Wide-ranging, knife-sharp stories by a masterly 29-year-old.
The Boat
By Nam Le
288 pages. Knopf.


Nam Le was born in Vietnam and raised in Australia, yet his debut collection of stories, The Boat (Knopf), reveals as mature and certain an American voice as just about any native-born writer twice his age. His prose evokes Philip Roth's—sure of itself, clean, and invisibly effective. These muscular and psychologically rich narratives take place in the United States, Australia, Colombia, and in a storm-tossed boat on the South China Sea in the story that gives the book its name. Le contends with a startlingly wide array of characters: a young man dealing with his difficult father ("My father was drawn to weakness, even as he tolerated none in me"); a 14-year-old in Medellín facing the consequences of being an assassin; a high school kid in Australia; an old, sick man in New York who encounters his long-lost daughter; a mother with two children escaping from Vietnam.

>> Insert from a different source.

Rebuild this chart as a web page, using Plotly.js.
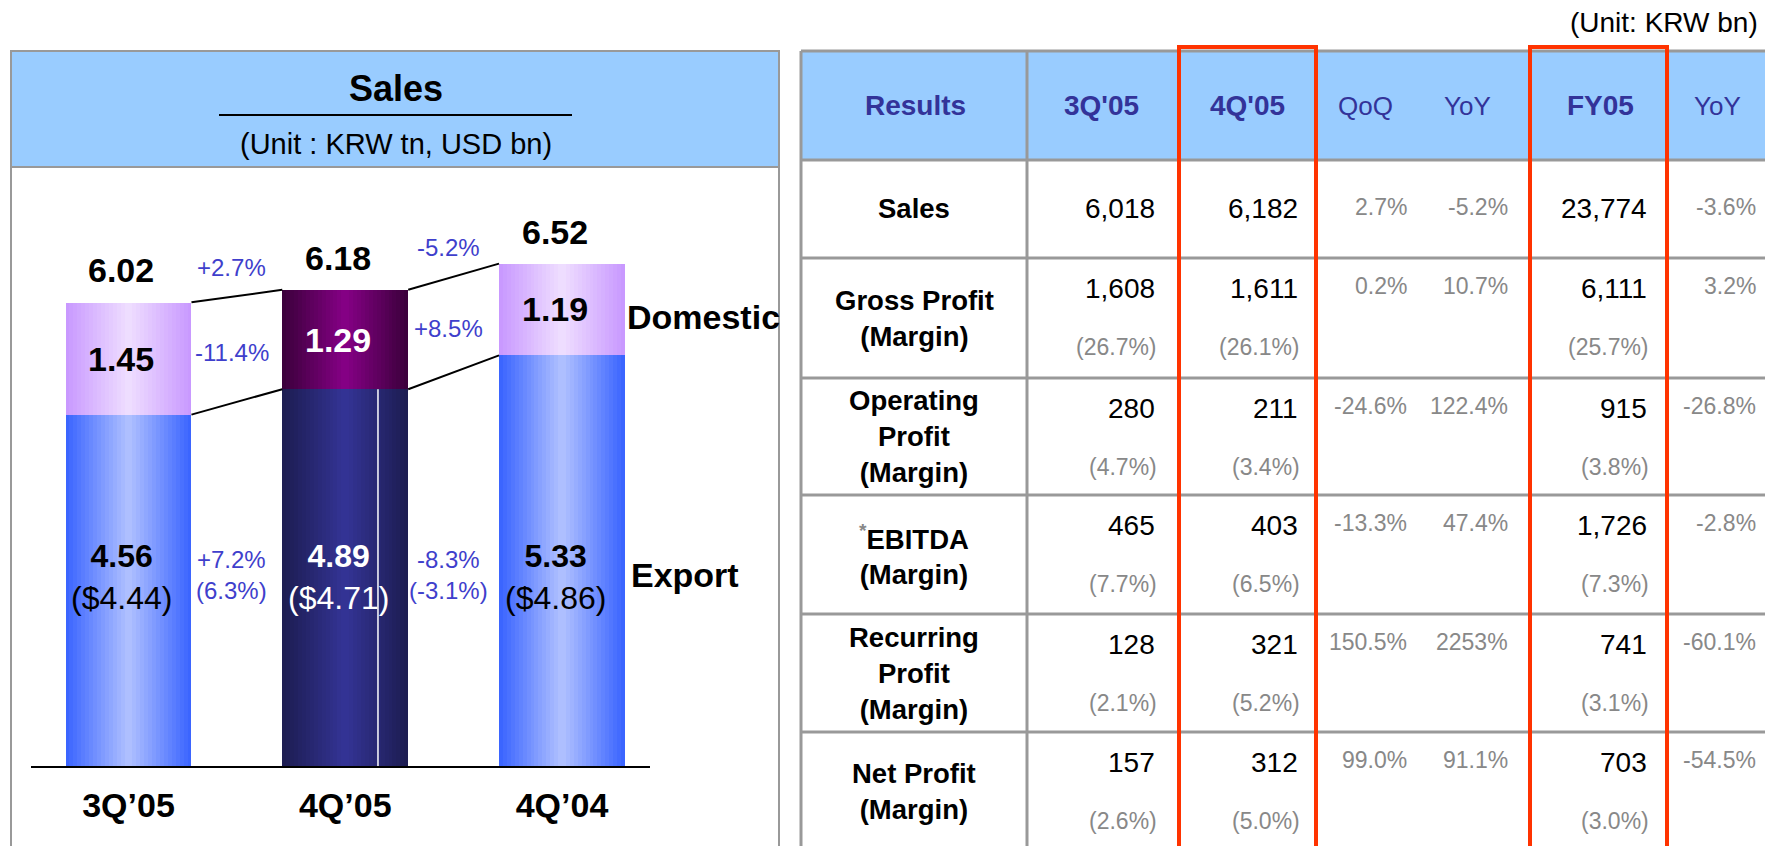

What's notable is the structural soundness of these powerful and far-ranging pieces: Each one is built to exactly the shape, and flows in exactly the tone and language, that will suit the needs of the story. The final and longest story in the book, "The Boat," takes on the deepest issues of life, love, and death, something worthy of Conrad or James. Nam Le is a remarkably sophisticated new writer.